The group behind the national popular vote effort says a recent federal appeals court ruling doesn't affect the compact that's been made law in several states.
The U.S. Court of Appeals for the 10th Circuit ruled last week in Baca vs. Colorado Department of State that the state's actions in removing and replacing one of the state's nine electors in the 2016 presidential election was unconstitutional.
The ruling means that electors can vote for whichever candidate they choose, and several state laws requiring electors to vote a certain way could be in jeopardy if the U.S. Supreme Court reviews the case.
The ruling also raised questions about national popular vote laws that several states, including Colorado, have passed.
"The decision does not affect the operation of the National Popular Vote interstate compact, because the compact does not rely on the state laws that purport to require presidential electors to vote a certain way," National Popular Vote Inc. Chairman Dr. John Koza said in a statement. "The compact does not try to tell presidential electors to vote a certain way."
The case involved "faithless" elector Micheal Baca, who refused to cast his vote for Hillary Clinton in the 2016 presidential election, the candidate who won the popular vote in Colorado. Baca was later removed and replaced with an elector who backed Clinton.

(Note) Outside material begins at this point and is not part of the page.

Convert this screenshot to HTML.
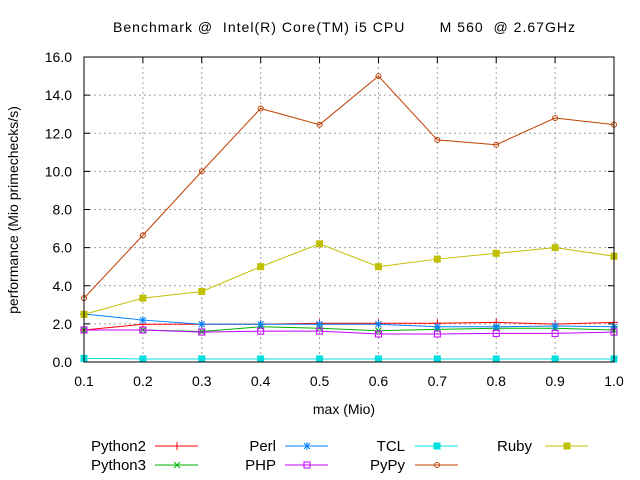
<!DOCTYPE html>
<html><head><meta charset="utf-8"><style>
body{margin:0;background:#fff;}
svg{display:block;font-family:"Liberation Sans",sans-serif;font-size:14px;}
</style></head><body>
<svg id="chart" width="640" height="480">
<text x="113" y="32" textLength="462" lengthAdjust="spacing" xml:space="preserve">Benchmark @  Intel(R) Core(TM) i5 CPU       M 560  @ 2.67GHz</text>
<text x="344" y="414" text-anchor="middle">max (Mio)</text>
<text transform="translate(18,210) rotate(-90)" text-anchor="middle">performance (Mio primechecks/s)</text>
<g id="grid"></g><g id="series"></g><g id="legend"></g>
<rect x="84" y="57" width="530" height="305" fill="none" stroke="#000"/>
</svg>
<script>
const xs=[0.1,0.2,0.3,0.4,0.5,0.6,0.7,0.8,0.9,1.0];
const yTicks=[0,2,4,6,8,10,12,14,16];
const names=["Python2","Python3","Perl","PHP","TCL","PyPy","Ruby"];
const python2=[1.68,1.98,1.98,1.98,2.03,2.03,2.03,2.08,1.99,2.08];
const python3=[1.68,1.68,1.6,1.85,1.77,1.64,1.71,1.77,1.77,1.68];
const perl=[2.52,2.2,1.98,1.98,1.98,1.98,1.85,1.85,1.89,1.85];
const php=[1.68,1.68,1.57,1.62,1.62,1.47,1.47,1.5,1.5,1.57];
const tcl=[0.19,0.16,0.16,0.16,0.16,0.16,0.16,0.16,0.16,0.16];
const pypy=[3.35,6.65,10.0,13.3,12.45,15.0,11.65,11.4,12.8,12.45];
const ruby=[2.5,3.35,3.7,5.0,6.2,5.0,5.4,5.7,6.0,5.55];
const NS="http://www.w3.org/2000/svg";
const X=v=>84+(v-0.1)/0.9*530, Y=v=>362-v/16*305;
function mk(t,a,p){const e=document.createElementNS(NS,t);for(const k in a)e.setAttribute(k,a[k]);p.appendChild(e);return e;}
const grid=document.getElementById('grid');
yTicks.forEach(t=>{const y=Y(t);
 if(t>0&&t<16){const g=mk('line',{x1:84,x2:614,y1:y,y2:y,stroke:'#a0a0a0','stroke-dasharray':'2,3'},grid);
 
 }
 const l=mk('text',{x:72,y:y+5,'text-anchor':'end'},grid);l.textContent=t.toFixed(1);
 
 
 mk('line',{x1:84,x2:90,y1:y,y2:y,stroke:'#000'},grid);mk('line',{x1:614,x2:608,y1:y,y2:y,stroke:'#000'},grid);});
xs.forEach(t=>{const x=X(t);
 if(t>0.1&&t<1){const g=mk('line',{x1:x,x2:x,y1:57,y2:362,stroke:'#a0a0a0','stroke-dasharray':'2,3'},grid);
 
 }
 const l=mk('text',{x:x,y:386,'text-anchor':'middle'},grid);l.textContent=t.toFixed(1);
 
 
 mk('line',{x1:x,x2:x,y1:362,y2:356,stroke:'#000'},grid);mk('line',{x1:x,x2:x,y1:57,y2:63,stroke:'#000'},grid);});
const defs=[[python2,'#ff0000','plus'],[python3,'#00b000','x'],[perl,'#0080ff','star'],[php,'#c000ff','sq'],[tcl,'#00e0e0','fsq'],[pypy,'#c04000','circ'],[ruby,'#c0c000','fsq']];
function marker(p,x,y,c,k){
 if(k==='plus'){mk('path',{d:`M${x-4},${y}h8M${x},${y-4}v8`,stroke:c},p);}
 else if(k==='x'){mk('path',{d:`M${x-3},${y-3}l6,6M${x-3},${y+3}l6,-6`,stroke:c},p);}
 else if(k==='star'){mk('path',{d:`M${x-4},${y}h8M${x},${y-4}v8M${x-3},${y-3}l6,6M${x-3},${y+3}l6,-6`,stroke:c},p);}
 else if(k==='sq'){mk('rect',{x:x-3,y:y-3,width:6,height:6,fill:'none',stroke:c},p);}
 else if(k==='fsq'){mk('rect',{x:x-3.5,y:y-3.5,width:7,height:7,fill:c},p);}
 else {mk('circle',{cx:x,cy:y,r:2.5,fill:'none',stroke:c},p);}
}
const ser=document.getElementById('series');
defs.forEach((d,i)=>{const g=mk('g',{},ser);
 
 
 mk('polyline',{points:d[0].map((v,j)=>X(xs[j])+','+Y(v)).join(' '),fill:'none',stroke:d[1]},g);
 d[0].forEach((v,j)=>marker(g,X(xs[j]),Y(v),d[1],d[2]));});
const leg=document.getElementById('legend');
const lpos=[[146,155,446],[146,155,465],[276,285,446],[276,285,465],[405,415,446],[405,415,465],[546,545,446]];
defs.forEach((d,i)=>{const [tx,lx,ty]=lpos[i];const g=mk('g',{},leg);
 
 
 const t=mk('text',{x:tx,y:ty+5,'text-anchor':'end','font-size':'15'},g);t.textContent=names[i];
 if(names[i]==='Ruby'){t.setAttribute('text-anchor','start');t.setAttribute('x',497);}
 mk('line',{x1:lx,x2:lx+43,y1:ty,y2:ty,stroke:d[1]},g);marker(g,lx+22,ty,d[1],d[2]);});
</script>
</body></html>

Colorado's national popular vote law requires the state's nine electoral votes to be cast for the presidential candidate who wins the national popular vote, but the compact only takes effect when enough states join it to total at least 270 electoral votes, the number needed to win the presidency.
Koza said the compact actually operates the same way several states already operate, and thus states that have joined the national popular vote compact aren't impacted by the ruling.
"The National Popular Vote Compact would operate in a manner identical to the system that has been used for over 200 years in the 24 or so states that do not have laws requiring presidential electors to vote a certain way," he said. "In these 24 states (which currently use the state-by-state winner-take-all method of awarding electoral votes), the presidential electors are the persons nominated by the political party whose presidential candidate receives the most popular votes inside the state."
"The National Popular Vote Compact would operate in an almost identical way, namely the presidential electors would be the persons nominated by the political party whose presidential candidate receives the most popular votes in all 50 states and the District of Columbia," Koza added.
Colorado Secretary of State Jena Griswold criticized the ruling in a statement last week, saying it "sets a dangerous precedent."
Griswold's office did not respond to questions about the state's national popular vote in the wake of the appeals court ruling.
Colorado has joined 14 other states and the District of Columbia is joining the national popular vote compact.